The slope of a line is a key concept in understanding how the line behaves. It measures the steepness or incline of the line and is typically represented by the letter \(m\). The slope is defined mathematically as the ratio of the vertical change to the horizontal change between two points on the line. This can be expressed as:

• \(m = \frac{y_{2} - y_{1}}{x_{2} - x_{1}}\)

Where:

• \((x_{1}, y_{1})\) and \((x_{2}, y_{2})\) are two distinct points on the line.

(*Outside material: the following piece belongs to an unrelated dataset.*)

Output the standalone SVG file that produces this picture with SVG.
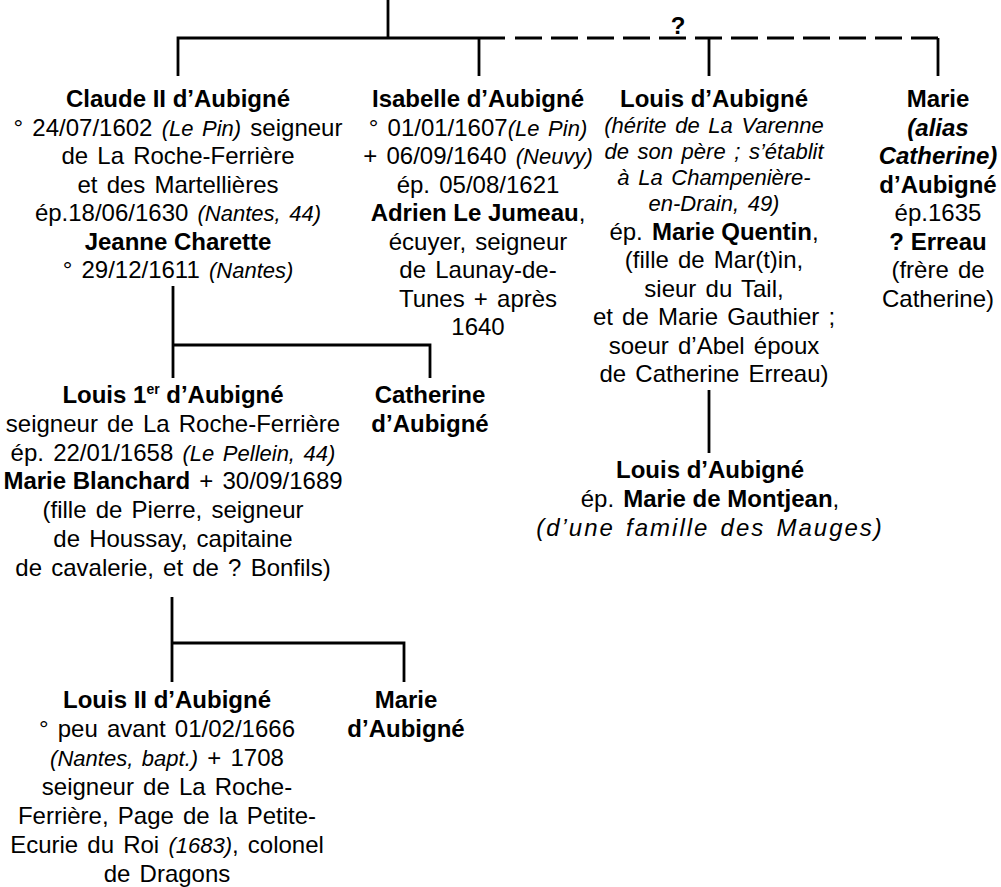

The slope tells us how many units the line rises or falls for each unit it moves horizontally. A positive slope indicates the line rises as it moves from left to right, while a negative slope shows it falls. A slope of zero signifies a horizontal line, and an undefined slope corresponds to a vertical line. Understanding slope is crucial for analyzing and predicting the direction of lines in coordinate geometry and for solving more complex geometric problems.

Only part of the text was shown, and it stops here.